◆ STATED EXERCISE
Repeat the listing exactly as given, omitting every image.

◆ INFORMATION PROVIDED
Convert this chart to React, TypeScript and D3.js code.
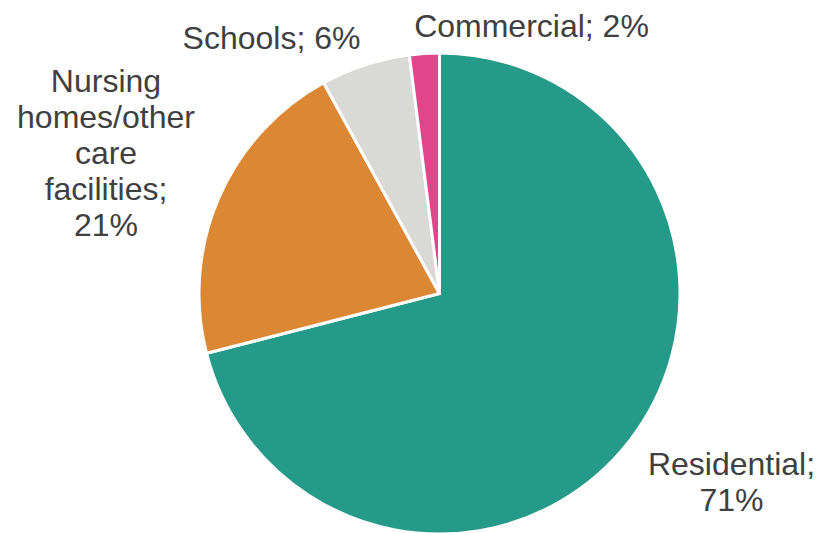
import React from "react";
import * as d3 from "d3";

const categories = ["Residential", "Nursing homes/other care facilities", "Schools", "Commercial"];
const values = [71, 21, 6, 2];
const colors = ["#269A89", "#DC8734", "#D9D9D6", "#E1468A"];
const labelLines = [
  ["Residential;", "71%"],
  ["Nursing", "homes/other", "care", "facilities;", "21%"],
  ["Schools; 6%"],
  ["Commercial; 2%"],
];

const W = 821;
const H = 533;
const cx = 439.5;
const cy = 293.5;
const R = 240.5;
const labelPos = [
  { x: 731.5, y: 475 },
  { x: 106, y: 91.5 },
  { x: 271.5, y: 49 },
  { x: 531.5, y: 36.5 },
];

export default function App() {
  const data = categories.map((c, i) => ({ c, v: values[i], i }));
  const pie = d3.pie<any>().value((d) => d.v).sort(null);
  const arcs = pie(data);
  const arc = d3.arc<any>().innerRadius(0).outerRadius(R);
  return (
    <svg width={W} height={H} style={{ position: "absolute", left: 0, top: 0 }}>
      <rect width={W} height={H} fill="#ffffff" />
      <g transform={`translate(${cx},${cy})`}>
        {arcs.map((a, i) => (
          <path key={i} d={arc(a) as string} fill={colors[i]} stroke="#ffffff" strokeWidth={3} strokeLinejoin="round" />
        ))}
      </g>
      {labelLines.map((lines, i) => (
        <text
          key={i}
          x={labelPos[i].x}
          y={labelPos[i].y}
          textAnchor="middle"
          fontFamily="'Liberation Sans', Arial, sans-serif"
          fontSize={32}
          fill="#404040"
        >
          {lines.map((l, j) => (
            <tspan key={j} x={labelPos[i].x} dy={j === 0 ? 0 : 36}>
              {l}
            </tspan>
          ))}
        </text>
      ))}
    </svg>
  );
}
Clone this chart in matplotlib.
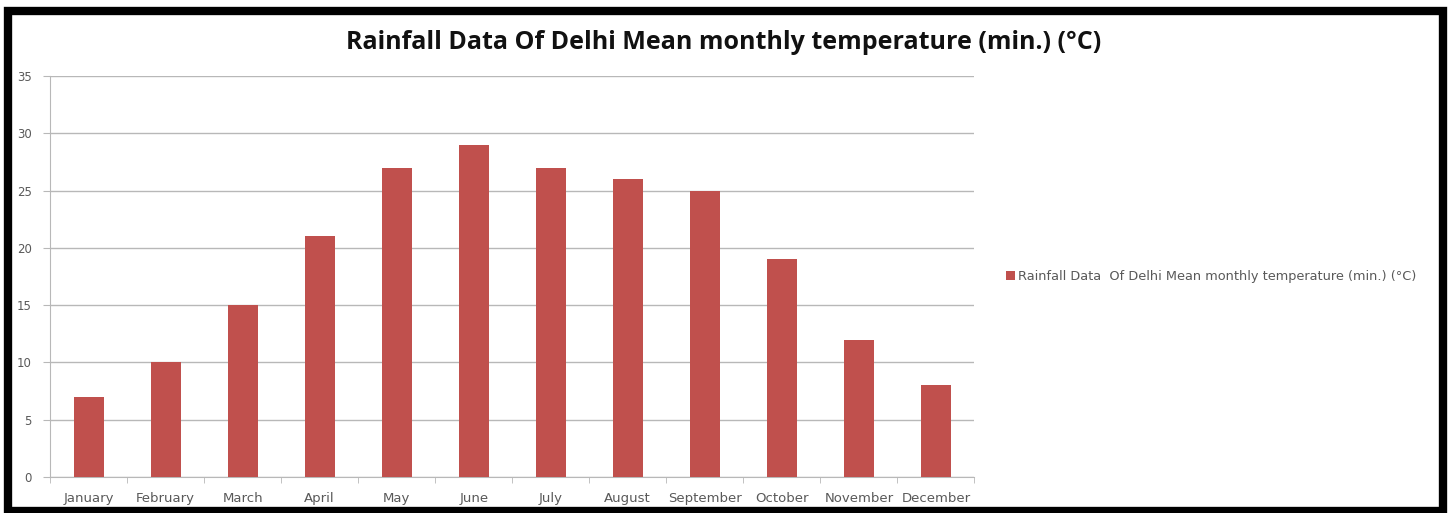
import numpy as np
import matplotlib
matplotlib.use('Agg')
import matplotlib.pyplot as plt
from matplotlib.patches import Rectangle

# data
months = ['January', 'February', 'March', 'April', 'May', 'June',
          'July', 'August', 'September', 'October', 'November', 'December']
temp_min = [7, 10, 15, 21, 27, 29, 27, 26, 25, 19, 12, 8]
series_name = 'Rainfall Data  Of Delhi Mean monthly temperature (min.) (\u00b0C)'
title = 'Rainfall Data Of Delhi Mean monthly temperature (min.) (\u00b0C)'

bar_col = '#c0504d'
grid_col = '#b8b8b8'
text_col = '#595959'

plt.rcParams['font.family'] = ['DejaVu Sans']

fig = plt.figure(figsize=(14.5, 5.13), dpi=100)
ax = fig.add_axes([0.0345, 0.0702, 0.6375, 0.7816])

x = np.arange(len(months))
ax.bar(x, temp_min, width=0.39, color=bar_col, label=series_name, zorder=3)

ax.set_xlim(-0.5, len(months) - 0.5)
ax.set_ylim(0, 35)
ax.set_yticks(np.arange(0, 36, 5))
ax.set_xticks(x)
ax.set_xticklabels(months)
ax.set_xticks(np.arange(-0.5, len(months), 1), minor=True)
ax.tick_params(axis='x', which='major', length=0, pad=11, labelsize=9.5, labelcolor=text_col)
ax.tick_params(axis='x', which='minor', length=4, color=grid_col, direction='out')
ax.tick_params(axis='y', length=5, color=grid_col, pad=8, labelsize=8.5, labelcolor=text_col)
ax.yaxis.grid(True, color=grid_col, linewidth=1, zorder=0)
ax.set_axisbelow(True)
for s in ['top', 'right']:
    ax.spines[s].set_visible(False)
for s in ['left', 'bottom']:
    ax.spines[s].set_color(grid_col)

fig.text(0.4993, 0.918, title, ha='center', va='center', fontsize=18,
         fontweight='bold', color='#111111', family='Open Sans')

ax.legend(loc='center left', bbox_to_anchor=(1.022, 0.5), frameon=False,
          fontsize=9.3, handlelength=0.7, handleheight=0.7, handletextpad=0.2,
          labelcolor=text_col)

# thick black frame round the chart
fig.patches.append(Rectangle((8 / 1450, 2 / 513), 1435 / 1450, 500 / 513,
                             transform=fig.transFigure, fill=False,
                             edgecolor='black', linewidth=6))

fig.savefig('out.png', dpi=100, facecolor='white')
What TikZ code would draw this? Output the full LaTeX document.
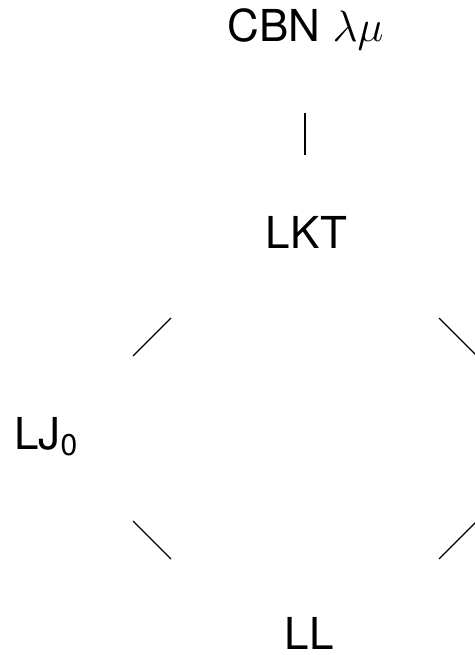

◆ FULL OUTPUT
Convert this chart to React, TypeScript and D3.js code.
import React from "react";
import * as d3 from "d3";

const categories = ["Residential", "Nursing homes/other care facilities", "Schools", "Commercial"];
const values = [71, 21, 6, 2];
const colors = ["#269A89", "#DC8734", "#D9D9D6", "#E1468A"];
const labelLines = [
  ["Residential;", "71%"],
  ["Nursing", "homes/other", "care", "facilities;", "21%"],
  ["Schools; 6%"],
  ["Commercial; 2%"],
];

const W = 821;
const H = 533;
const cx = 439.5;
const cy = 293.5;
const R = 240.5;
const labelPos = [
  { x: 731.5, y: 475 },
  { x: 106, y: 91.5 },
  { x: 271.5, y: 49 },
  { x: 531.5, y: 36.5 },
];

export default function App() {
  const data = categories.map((c, i) => ({ c, v: values[i], i }));
  const pie = d3.pie<any>().value((d) => d.v).sort(null);
  const arcs = pie(data);
  const arc = d3.arc<any>().innerRadius(0).outerRadius(R);
  return (
    <svg width={W} height={H} style={{ position: "absolute", left: 0, top: 0 }}>
      <rect width={W} height={H} fill="#ffffff" />
      <g transform={`translate(${cx},${cy})`}>
        {arcs.map((a, i) => (
          <path key={i} d={arc(a) as string} fill={colors[i]} stroke="#ffffff" strokeWidth={3} strokeLinejoin="round" />
        ))}
      </g>
      {labelLines.map((lines, i) => (
        <text
          key={i}
          x={labelPos[i].x}
          y={labelPos[i].y}
          textAnchor="middle"
          fontFamily="'Liberation Sans', Arial, sans-serif"
          fontSize={32}
          fill="#404040"
        >
          {lines.map((l, j) => (
            <tspan key={j} x={labelPos[i].x} dy={j === 0 ? 0 : 36}>
              {l}
            </tspan>
          ))}
        </text>
      ))}
    </svg>
  );
}
Clone this chart in matplotlib.
import numpy as np
import matplotlib
matplotlib.use('Agg')
import matplotlib.pyplot as plt
from matplotlib.patches import Rectangle

# data
months = ['January', 'February', 'March', 'April', 'May', 'June',
          'July', 'August', 'September', 'October', 'November', 'December']
temp_min = [7, 10, 15, 21, 27, 29, 27, 26, 25, 19, 12, 8]
series_name = 'Rainfall Data  Of Delhi Mean monthly temperature (min.) (\u00b0C)'
title = 'Rainfall Data Of Delhi Mean monthly temperature (min.) (\u00b0C)'

bar_col = '#c0504d'
grid_col = '#b8b8b8'
text_col = '#595959'

plt.rcParams['font.family'] = ['DejaVu Sans']

fig = plt.figure(figsize=(14.5, 5.13), dpi=100)
ax = fig.add_axes([0.0345, 0.0702, 0.6375, 0.7816])

x = np.arange(len(months))
ax.bar(x, temp_min, width=0.39, color=bar_col, label=series_name, zorder=3)

ax.set_xlim(-0.5, len(months) - 0.5)
ax.set_ylim(0, 35)
ax.set_yticks(np.arange(0, 36, 5))
ax.set_xticks(x)
ax.set_xticklabels(months)
ax.set_xticks(np.arange(-0.5, len(months), 1), minor=True)
ax.tick_params(axis='x', which='major', length=0, pad=11, labelsize=9.5, labelcolor=text_col)
ax.tick_params(axis='x', which='minor', length=4, color=grid_col, direction='out')
ax.tick_params(axis='y', length=5, color=grid_col, pad=8, labelsize=8.5, labelcolor=text_col)
ax.yaxis.grid(True, color=grid_col, linewidth=1, zorder=0)
ax.set_axisbelow(True)
for s in ['top', 'right']:
    ax.spines[s].set_visible(False)
for s in ['left', 'bottom']:
    ax.spines[s].set_color(grid_col)

fig.text(0.4993, 0.918, title, ha='center', va='center', fontsize=18,
         fontweight='bold', color='#111111', family='Open Sans')

ax.legend(loc='center left', bbox_to_anchor=(1.022, 0.5), frameon=False,
          fontsize=9.3, handlelength=0.7, handleheight=0.7, handletextpad=0.2,
          labelcolor=text_col)

# thick black frame round the chart
fig.patches.append(Rectangle((8 / 1450, 2 / 513), 1435 / 1450, 500 / 513,
                             transform=fig.transFigure, fill=False,
                             edgecolor='black', linewidth=6))

fig.savefig('out.png', dpi=100, facecolor='white')
What TikZ code would draw this? Output the full LaTeX document.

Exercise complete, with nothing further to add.